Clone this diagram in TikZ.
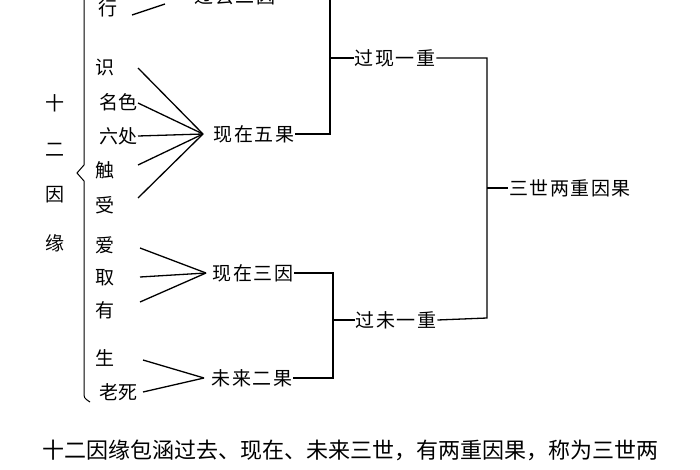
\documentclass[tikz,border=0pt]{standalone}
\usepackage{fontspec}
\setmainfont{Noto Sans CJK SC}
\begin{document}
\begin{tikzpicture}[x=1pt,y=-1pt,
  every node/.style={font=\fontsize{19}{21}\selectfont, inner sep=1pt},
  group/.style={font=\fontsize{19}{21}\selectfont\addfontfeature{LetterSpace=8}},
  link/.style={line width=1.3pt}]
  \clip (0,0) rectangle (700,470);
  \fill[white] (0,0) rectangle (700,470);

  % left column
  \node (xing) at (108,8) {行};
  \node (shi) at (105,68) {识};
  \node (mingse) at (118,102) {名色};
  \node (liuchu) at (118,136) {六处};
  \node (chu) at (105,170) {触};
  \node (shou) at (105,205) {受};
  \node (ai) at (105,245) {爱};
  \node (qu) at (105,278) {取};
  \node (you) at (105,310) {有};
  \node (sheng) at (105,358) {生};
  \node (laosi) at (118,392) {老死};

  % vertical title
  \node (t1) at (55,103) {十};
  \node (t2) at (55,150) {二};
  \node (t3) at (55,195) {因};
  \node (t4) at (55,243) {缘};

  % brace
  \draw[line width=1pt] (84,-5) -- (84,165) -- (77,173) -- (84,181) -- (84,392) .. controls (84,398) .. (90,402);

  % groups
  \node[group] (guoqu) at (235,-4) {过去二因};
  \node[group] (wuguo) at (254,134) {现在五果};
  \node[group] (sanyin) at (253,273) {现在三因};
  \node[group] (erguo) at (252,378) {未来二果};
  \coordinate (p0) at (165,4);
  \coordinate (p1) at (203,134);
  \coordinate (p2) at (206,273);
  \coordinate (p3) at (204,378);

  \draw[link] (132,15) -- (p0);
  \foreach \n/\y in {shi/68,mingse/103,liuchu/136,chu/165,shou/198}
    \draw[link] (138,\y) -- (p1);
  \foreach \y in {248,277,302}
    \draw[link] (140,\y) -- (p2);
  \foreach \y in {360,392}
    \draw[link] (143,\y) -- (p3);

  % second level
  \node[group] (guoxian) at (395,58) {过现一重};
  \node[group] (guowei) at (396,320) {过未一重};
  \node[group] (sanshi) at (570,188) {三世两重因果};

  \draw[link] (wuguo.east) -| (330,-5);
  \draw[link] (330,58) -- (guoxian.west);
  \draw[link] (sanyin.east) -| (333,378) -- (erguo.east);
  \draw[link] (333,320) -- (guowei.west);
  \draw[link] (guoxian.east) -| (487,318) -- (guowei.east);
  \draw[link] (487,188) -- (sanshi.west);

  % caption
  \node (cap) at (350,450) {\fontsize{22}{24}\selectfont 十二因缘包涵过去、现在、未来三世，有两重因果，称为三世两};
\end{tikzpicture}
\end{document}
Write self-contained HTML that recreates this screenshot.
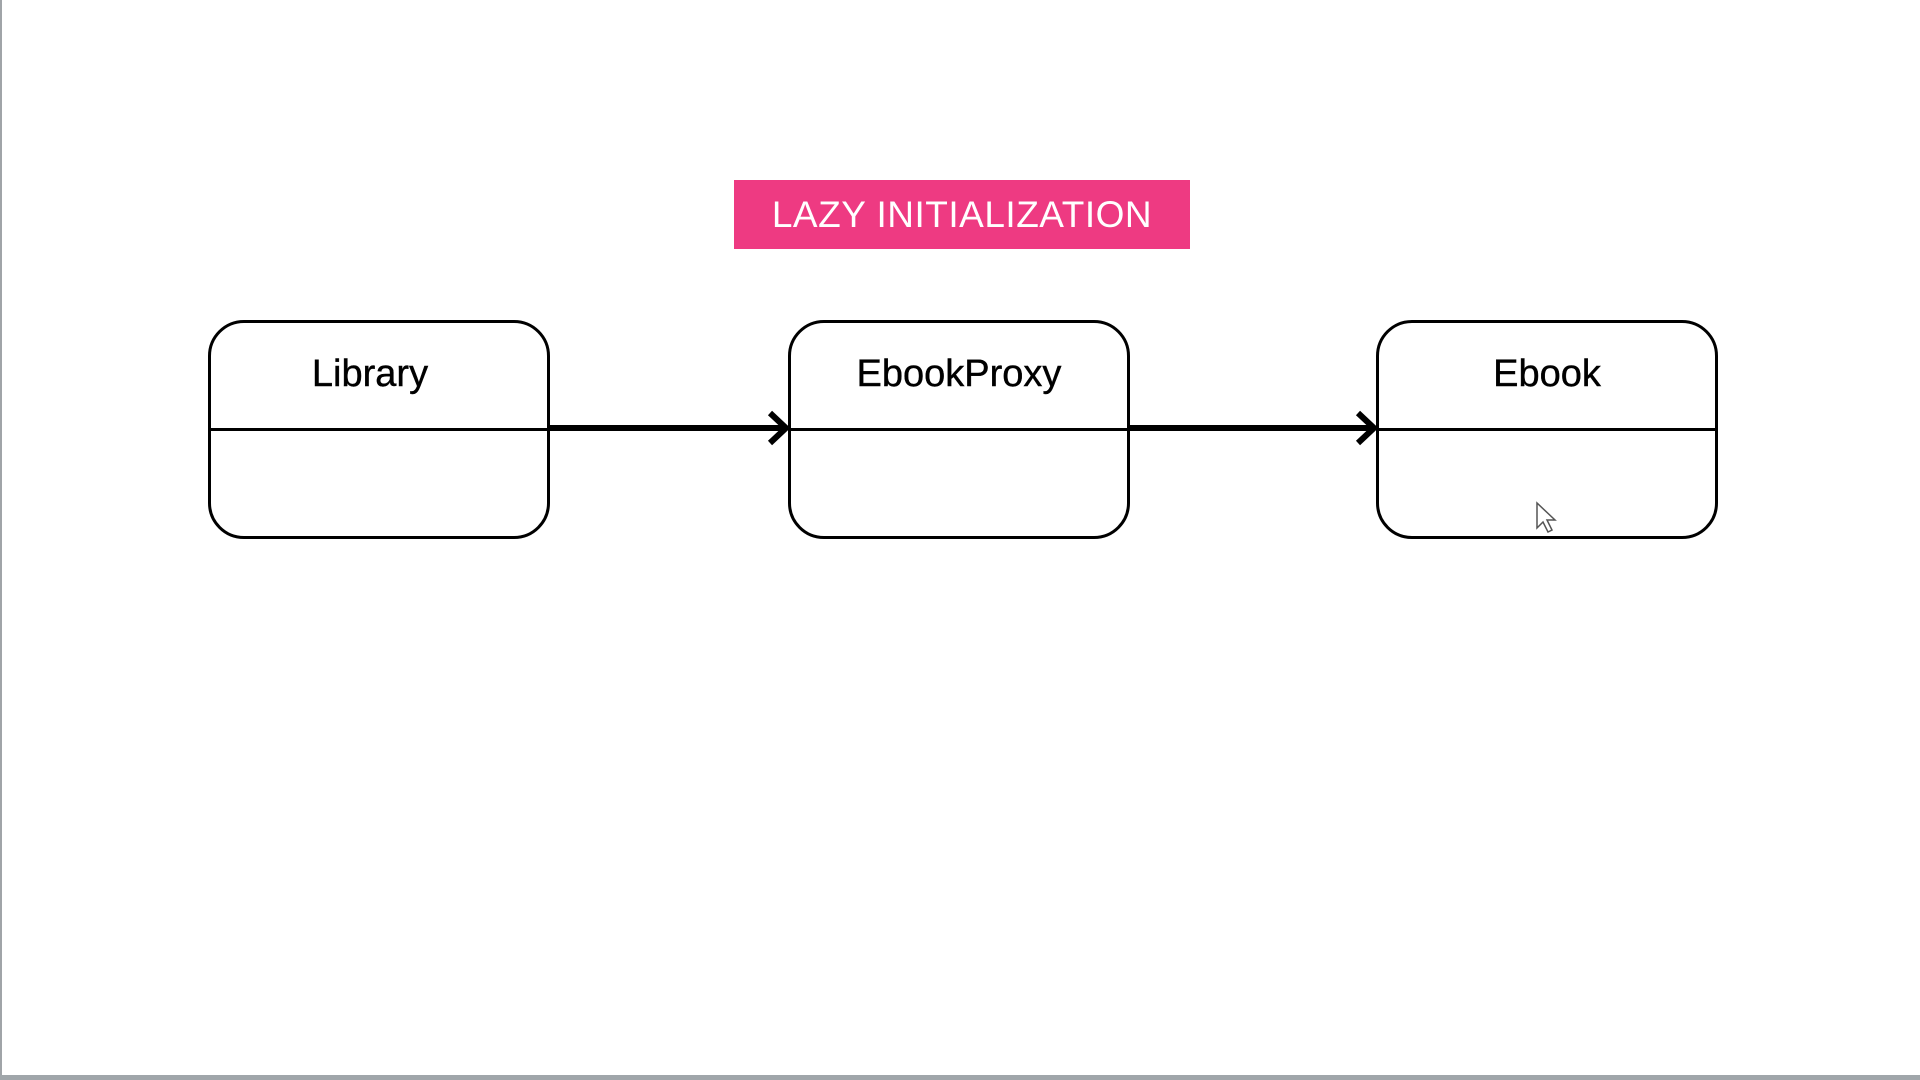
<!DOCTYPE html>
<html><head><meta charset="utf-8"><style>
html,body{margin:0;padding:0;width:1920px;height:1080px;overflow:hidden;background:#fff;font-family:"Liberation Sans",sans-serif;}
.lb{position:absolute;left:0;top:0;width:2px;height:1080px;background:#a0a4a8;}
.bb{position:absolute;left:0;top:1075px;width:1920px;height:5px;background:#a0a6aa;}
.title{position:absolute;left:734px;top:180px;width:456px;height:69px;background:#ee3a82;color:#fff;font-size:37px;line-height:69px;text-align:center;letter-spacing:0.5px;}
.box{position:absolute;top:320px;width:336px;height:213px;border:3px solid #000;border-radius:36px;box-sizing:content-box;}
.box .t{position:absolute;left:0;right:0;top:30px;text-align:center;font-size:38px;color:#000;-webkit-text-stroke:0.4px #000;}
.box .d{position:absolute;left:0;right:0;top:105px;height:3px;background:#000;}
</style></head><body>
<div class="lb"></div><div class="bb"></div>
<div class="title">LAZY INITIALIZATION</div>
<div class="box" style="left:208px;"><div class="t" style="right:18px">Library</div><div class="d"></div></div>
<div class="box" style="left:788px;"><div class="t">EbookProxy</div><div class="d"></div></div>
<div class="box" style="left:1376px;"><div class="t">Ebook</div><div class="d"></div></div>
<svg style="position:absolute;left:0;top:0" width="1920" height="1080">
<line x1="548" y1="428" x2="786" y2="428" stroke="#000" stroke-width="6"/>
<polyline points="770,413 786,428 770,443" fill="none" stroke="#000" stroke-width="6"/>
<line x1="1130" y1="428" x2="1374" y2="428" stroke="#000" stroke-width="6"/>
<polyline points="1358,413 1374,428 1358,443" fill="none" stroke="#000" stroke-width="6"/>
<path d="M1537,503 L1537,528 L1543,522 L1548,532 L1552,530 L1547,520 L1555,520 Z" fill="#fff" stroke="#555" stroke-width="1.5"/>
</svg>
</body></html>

■ EXERCISE
Quote every record above exactly, leaving out the pictures.

■ ANSWER TO THIS TASK
Clone this diagram in TikZ.
\documentclass[tikz,border=0pt]{standalone}
\usepackage{fontspec}
\setmainfont{Noto Sans CJK SC}
\begin{document}
\begin{tikzpicture}[x=1pt,y=-1pt,
  every node/.style={font=\fontsize{19}{21}\selectfont, inner sep=1pt},
  group/.style={font=\fontsize{19}{21}\selectfont\addfontfeature{LetterSpace=8}},
  link/.style={line width=1.3pt}]
  \clip (0,0) rectangle (700,470);
  \fill[white] (0,0) rectangle (700,470);

  % left column
  \node (xing) at (108,8) {行};
  \node (shi) at (105,68) {识};
  \node (mingse) at (118,102) {名色};
  \node (liuchu) at (118,136) {六处};
  \node (chu) at (105,170) {触};
  \node (shou) at (105,205) {受};
  \node (ai) at (105,245) {爱};
  \node (qu) at (105,278) {取};
  \node (you) at (105,310) {有};
  \node (sheng) at (105,358) {生};
  \node (laosi) at (118,392) {老死};

  % vertical title
  \node (t1) at (55,103) {十};
  \node (t2) at (55,150) {二};
  \node (t3) at (55,195) {因};
  \node (t4) at (55,243) {缘};

  % brace
  \draw[line width=1pt] (84,-5) -- (84,165) -- (77,173) -- (84,181) -- (84,392) .. controls (84,398) .. (90,402);

  % groups
  \node[group] (guoqu) at (235,-4) {过去二因};
  \node[group] (wuguo) at (254,134) {现在五果};
  \node[group] (sanyin) at (253,273) {现在三因};
  \node[group] (erguo) at (252,378) {未来二果};
  \coordinate (p0) at (165,4);
  \coordinate (p1) at (203,134);
  \coordinate (p2) at (206,273);
  \coordinate (p3) at (204,378);

  \draw[link] (132,15) -- (p0);
  \foreach \n/\y in {shi/68,mingse/103,liuchu/136,chu/165,shou/198}
    \draw[link] (138,\y) -- (p1);
  \foreach \y in {248,277,302}
    \draw[link] (140,\y) -- (p2);
  \foreach \y in {360,392}
    \draw[link] (143,\y) -- (p3);

  % second level
  \node[group] (guoxian) at (395,58) {过现一重};
  \node[group] (guowei) at (396,320) {过未一重};
  \node[group] (sanshi) at (570,188) {三世两重因果};

  \draw[link] (wuguo.east) -| (330,-5);
  \draw[link] (330,58) -- (guoxian.west);
  \draw[link] (sanyin.east) -| (333,378) -- (erguo.east);
  \draw[link] (333,320) -- (guowei.west);
  \draw[link] (guoxian.east) -| (487,318) -- (guowei.east);
  \draw[link] (487,188) -- (sanshi.west);

  % caption
  \node (cap) at (350,450) {\fontsize{22}{24}\selectfont 十二因缘包涵过去、现在、未来三世，有两重因果，称为三世两};
\end{tikzpicture}
\end{document}
Write self-contained HTML that recreates this screenshot.
<!DOCTYPE html>
<html><head><meta charset="utf-8"><style>
html,body{margin:0;padding:0;width:1920px;height:1080px;overflow:hidden;background:#fff;font-family:"Liberation Sans",sans-serif;}
.lb{position:absolute;left:0;top:0;width:2px;height:1080px;background:#a0a4a8;}
.bb{position:absolute;left:0;top:1075px;width:1920px;height:5px;background:#a0a6aa;}
.title{position:absolute;left:734px;top:180px;width:456px;height:69px;background:#ee3a82;color:#fff;font-size:37px;line-height:69px;text-align:center;letter-spacing:0.5px;}
.box{position:absolute;top:320px;width:336px;height:213px;border:3px solid #000;border-radius:36px;box-sizing:content-box;}
.box .t{position:absolute;left:0;right:0;top:30px;text-align:center;font-size:38px;color:#000;-webkit-text-stroke:0.4px #000;}
.box .d{position:absolute;left:0;right:0;top:105px;height:3px;background:#000;}
</style></head><body>
<div class="lb"></div><div class="bb"></div>
<div class="title">LAZY INITIALIZATION</div>
<div class="box" style="left:208px;"><div class="t" style="right:18px">Library</div><div class="d"></div></div>
<div class="box" style="left:788px;"><div class="t">EbookProxy</div><div class="d"></div></div>
<div class="box" style="left:1376px;"><div class="t">Ebook</div><div class="d"></div></div>
<svg style="position:absolute;left:0;top:0" width="1920" height="1080">
<line x1="548" y1="428" x2="786" y2="428" stroke="#000" stroke-width="6"/>
<polyline points="770,413 786,428 770,443" fill="none" stroke="#000" stroke-width="6"/>
<line x1="1130" y1="428" x2="1374" y2="428" stroke="#000" stroke-width="6"/>
<polyline points="1358,413 1374,428 1358,443" fill="none" stroke="#000" stroke-width="6"/>
<path d="M1537,503 L1537,528 L1543,522 L1548,532 L1552,530 L1547,520 L1555,520 Z" fill="#fff" stroke="#555" stroke-width="1.5"/>
</svg>
</body></html>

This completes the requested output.